Escoleosis, la columna torcida de Ariel Robert
Escoleosis, la columna torcida de Ariel Robert
El árbol genealógico de la tecnología, producto de la investigación, el arduo trabajo de científicos pero también con el aporte insoslayable del azar, no responde exactamente a los cánones de la naturaleza tal como surge del estudio botánico de los árboles vegetales. La cronología de sus frutos es menos previsible y de alguna manera más caótica. Cada descubrimiento y cada avance de esas manifestaciones científico-técnicas, no guarda un orden cronológico como el consabido “nace crece se reproduce y muere”. Y tampoco hay claramente un padre o una madre que dé origen a un sucesor. Por esto, solemos sorprendernos cuando conocemos la breve distancia en tiempo que hay entre el desarrollo de algunos elementos y artefactos que suponemos sucedáneos.
Vale como ejemplo contundente que la configuración básica de la bicicleta con sistema de transmisión de cadena data de 1885, mientras que el primer vehículo a vapor creado por el francés Nicolás Cugnot, arrancó en 1769, casi un siglo antes que el sano transporte al que tan poco uso le damos en Mendoza y por lo cual en vano hay cuadras de bonitas pero inhóspitas ciclovías. Esto en nuestras mentes tan esculpidas por la cultura lineal nos provoca sorpresa o incredulidad, lo admitimos como si nos dijesen que primero se construyeron las cárceles y luego nació el oficio de delinquir.
A propósito, con el desarrollo de los medios y métodos de comunicación mediada ocurre algo parecido. Algo nos lleva a suponer que la televisión es el sucedáneo de la radio. Si bien comparten importante cantidad de coincidencias, el origen y los fines perseguidos fueron originariamente paralelos. Aunque haya sido el telégrafo un pariente protagónico en la vida de ambos, los procesos de desarrollo no se maridaron.
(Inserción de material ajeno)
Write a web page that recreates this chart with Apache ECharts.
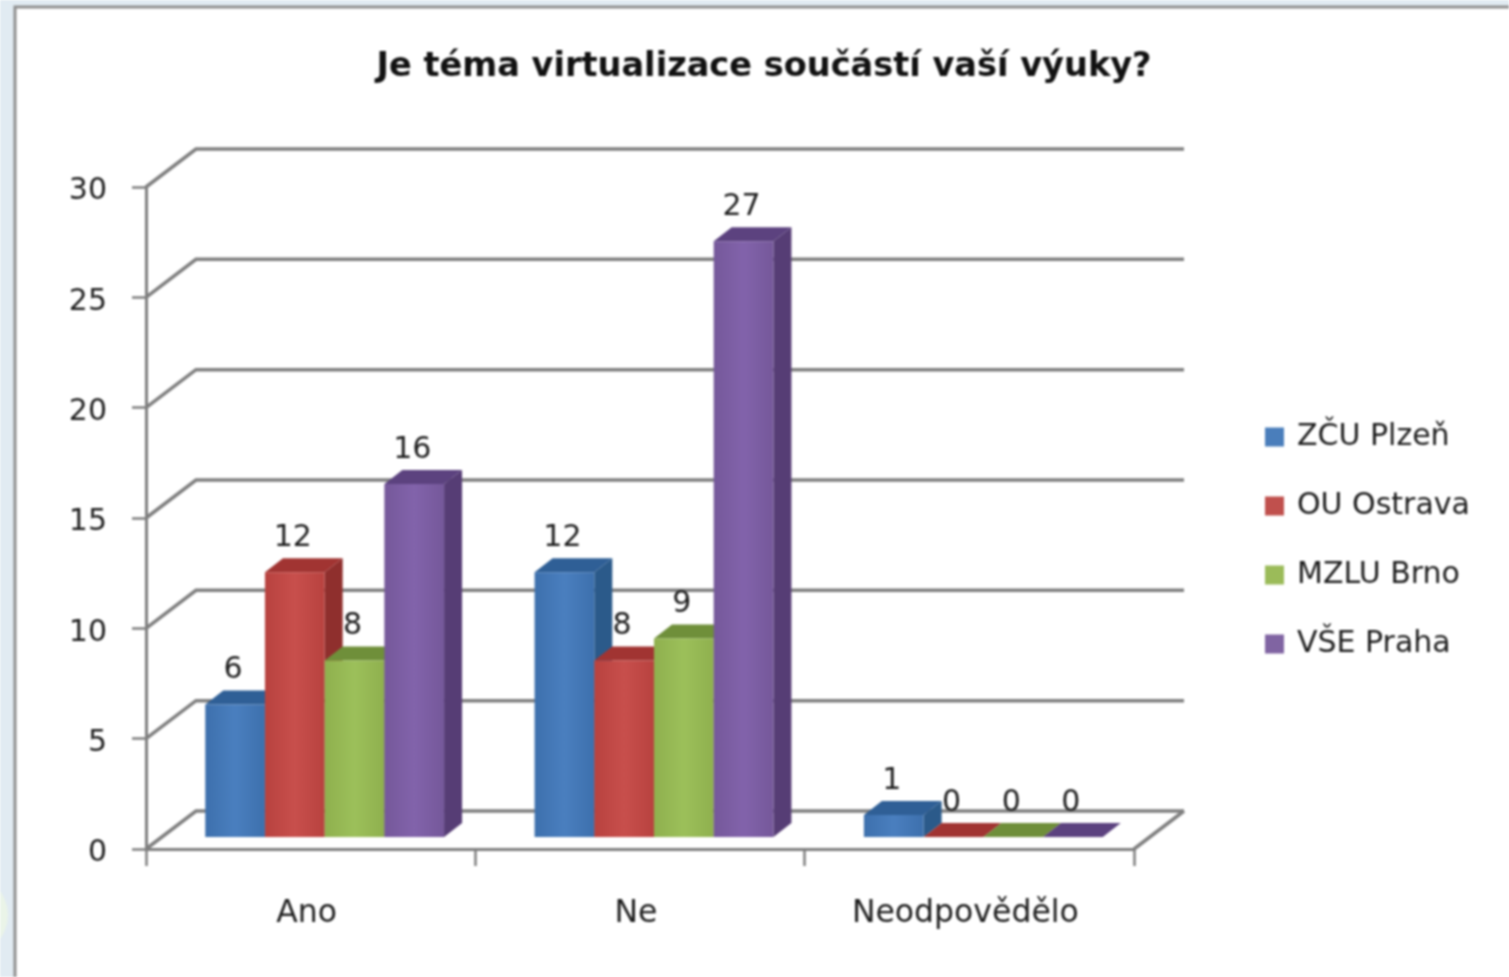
<!DOCTYPE html>
<html><head><meta charset="utf-8">
<style>html,body{margin:0;padding:0;background:#fff;overflow:hidden}#c{width:1509px;height:977px;filter:blur(.8px)}</style>
<script src="https://cdn.jsdelivr.net/npm/echarts@6/dist/echarts.min.js"></script>
</head><body><div id="c"></div>
<script>
const titleText = 'Je téma virtualizace součástí vaší výuky?';
const categories = ['Ano', 'Ne', 'Neodpovědělo'];
const seriesNames = ['ZČU Plzeň', 'OU Ostrava', 'MZLU Brno', 'VŠE Praha'];
const zcuPlzen = [6, 12, 1];
const ouOstrava = [12, 8, 0];
const mzluBrno = [8, 9, 0];
const vsePraha = [16, 27, 0];
const yTicks = [0, 5, 10, 15, 20, 25, 30];

const allValues = [zcuPlzen, ouOstrava, mzluBrno, vsePraha];
const palette = [
  {edge:'#3d70ad', mid:'#4a7fbf', top:'#2f5f96', side:'#2b5a8a', legend:'#4a7ebb'},
  {edge:'#b8423f', mid:'#c84f4c', top:'#a13432', side:'#8f2f2d', legend:'#c0504d'},
  {edge:'#8fb04e', mid:'#9cc05a', top:'#6f8f3a', side:'#6d8a38', legend:'#9bbb59'},
  {edge:'#75589a', mid:'#8263ab', top:'#5c427f', side:'#563d75', legend:'#8064a2'}
];
const lineCol = '#7f7f7f', txtCol = '#1e1e1e', fontFam = '"DejaVu Sans"';
const wallDX = 50, wallDY = -38, baseDX = 14, baseDY = -12, depthDX = 18, depthDY = -14, barFrac = 0.1813;

function barRender(si) {
  return function (params, api) {
    const cat = api.value(0), v = api.value(1);
    const band = api.size([1, 0])[0], w = band * barFrac;
    const b = api.coord([cat, 0]), t = api.coord([cat, v]);
    const x0 = b[0] + baseDX + (si - 2) * w, x1 = x0 + w;
    const yb = b[1] + baseDY, yt = t[1] + baseDY;
    const p = palette[si], kids = [];
    kids.push({type:'polygon', z2:20, shape:{points:[[x0,yt],[x1,yt],[x1+depthDX,yt+depthDY],[x0+depthDX,yt+depthDY]]}, style:{fill:p.top}});
    if (v > 0) {
      kids.push({type:'polygon', z2:10, shape:{points:[[x1,yb],[x1,yt],[x1+depthDX,yt+depthDY],[x1+depthDX,yb+depthDY]]}, style:{fill:p.side}});
      kids.push({type:'rect', z2:30, shape:{x:x0,y:yt,width:w,height:yb-yt}, style:{fill:{type:'linear',x:0,y:0,x2:1,y2:0,colorStops:[{offset:0,color:p.edge},{offset:.5,color:p.mid},{offset:1,color:p.edge}]}}});
    }
    kids.push({type:'text', z2:40, style:{text:String(v), x:(x0+x1)/2-2, y:yt-34, fill:txtCol, font:'30px '+fontFam, textAlign:'center', textVerticalAlign:'middle'}});
    return {type:'group', children:kids};
  };
}
function wallRender(params, api) {
  const cs = params.coordSys, y = api.coord([0, api.value(1)])[1];
  const x = cs.x, st = {stroke:lineCol, lineWidth:3.5, fill:'none'};
  const pts = [[x,y],[x+wallDX,y+wallDY],[x+cs.width+wallDX,y+wallDY]];
  const kids = [{type:'polyline', shape:{points:pts}, style:st}];
  if (api.value(1) === 0) kids.push({type:'line', shape:{x1:x+cs.width,y1:y,x2:x+cs.width+wallDX,y2:y+wallDY}, style:st});
  return {type:'group', children:kids};
}
const series = [{type:'custom', silent:true, clip:false, z:1, renderItem:wallRender, encode:{x:0,y:1}, data:yTicks.map(v=>[0,v])}];
seriesNames.forEach((n,si)=>series.push({
  type:'custom', name:n, clip:false, z:2, silent:true, renderItem:barRender(si), encode:{x:0,y:1},
  itemStyle:{color:palette[si].legend}, data:allValues[si].map((v,i)=>[i,v])
}));

const chart = echarts.init(document.getElementById('c'), null, {renderer:'canvas', width:1509, height:977});
chart.setOption({
  animation:false,
  backgroundColor:'#e1ebf2',
  graphic:[
    {type:'rect', z:-5, silent:true, shape:{x:15,y:7,width:1520,height:1000}, style:{fill:'#fff', stroke:'#8f8f8f', lineWidth:3}},
    {type:'circle', z:-4, silent:true, shape:{cx:-32,cy:915,r:40}, style:{fill:'#eaf4e8'}}
  ],
  title:{text:titleText, left:759, top:45, textAlign:'center', textStyle:{fontFamily:fontFam, fontWeight:'bold', fontSize:33.6, color:'#111'}},
  legend:{orient:'vertical', left:1260, top:414, itemWidth:19, itemHeight:19, itemGap:33, icon:'rect', selectedMode:false, data:seriesNames,
    textStyle:{fontFamily:fontFam, fontSize:30, color:txtCol, lineHeight:36, padding:[0,0,0,8]}},
  grid:{left:146, right:375, top:187, bottom:128},
  xAxis:{type:'category', data:categories, axisLine:{lineStyle:{color:lineCol,width:3}}, axisTick:{show:true,length:17,lineStyle:{color:lineCol,width:2.5}},
    axisLabel:{fontFamily:fontFam, fontSize:31.5, color:txtCol, margin:49, padding:[0,8,0,0]}},
  yAxis:{type:'value', min:0, max:30, interval:5, splitLine:{show:false}, axisLine:{show:true,lineStyle:{color:lineCol,width:3}}, axisTick:{show:true,length:14,lineStyle:{color:lineCol,width:2.5}},
    axisLabel:{margin:39, formatter:'{a|{value}}', rich:{a:{fontFamily:fontFam, fontSize:30, color:txtCol, padding:[9,0,0,0]}}}},
  series
});
</script></body></html>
La televisión debe su nacimiento al selenio, elemento químico descubierto en 1817. 53 años después, se detecta, gracias al selenio, que se podía crear una corriente eléctrica a partir de la luz. Este hallazgo estimuló la inquietud para que luego se desarrollase lo que se conoce como el disco de Nipkow, dispositivo que permitió la captación y emisión de imágenes. Factor desencadenante del fenómeno de transmitir hechos visuales y sonoros a distancia, simultáneamente llegando a lugares diversos y distantes. Ni salas estáticas y tiempos muertos. Ni películas fotográficas proyectadas a gran velocidad para que den noción de movimiento, sino el mismo movimiento transferido desde un lugar hasta otro, reales, diríamos hoy. O sea, la diferencia no era sólo de carácter mobiliario.
Otra rama caprichosa de ese árbol de la tecnología es que mientras la radiofonía que es casi melliza, tuvo una expansión veloz y una penetración popular y gravitante, la televisión iba por un camino tímido y lento. Tanto que en la segunda guerra mundial, la hermana sonora sirvió como nunca a los propósitos bélico - políticos de las potencias, lapso en el que la televisión eligió interrumpir sus emisiones regulares. Quizás luego la historia nos demuestre que fue una cuestión de pudor y dolor, no hubiese sido grato tener que ver tanta demencia criminal en directo.
Hoy, resulta inconcebible la vida sin televisión. Podrá resultar exagerado, pero es incontrastable. La relación social, familiar, educativa, afectiva, informativa, estética, deportiva, recreativa está atravesada por esta manzana rectangular, fuente de tentación pecaminosa y sabiduría. Universo de miserias y alegrías. Mañana, Mendoza cumple años, 53, 53 años de televidentes, televisores. 53 años de experimentar lo que ocurre lejísimo, pero que vivimos en el living de nuestras casas. Tiempo en que empezamos a mirar a la distancia, pero también, momento inicial para que los mendocinos pudiésemos mostrar un rostro y una voz reconocibles en otras geografías y pantalla que sirvió para reconocernos y aceptarnos a nosotros mismos.
Demonizada y santificada, la televisión es un vínculo hoy indispensable, una bisagra pero a la vez, una puerta. La decisión de entrar o de salir, depende de cada uno. El árbol da sombra, tanto como permite la luz. Lo que es indiscutible es que necesitamos de su respiración para nuestra propia respiración.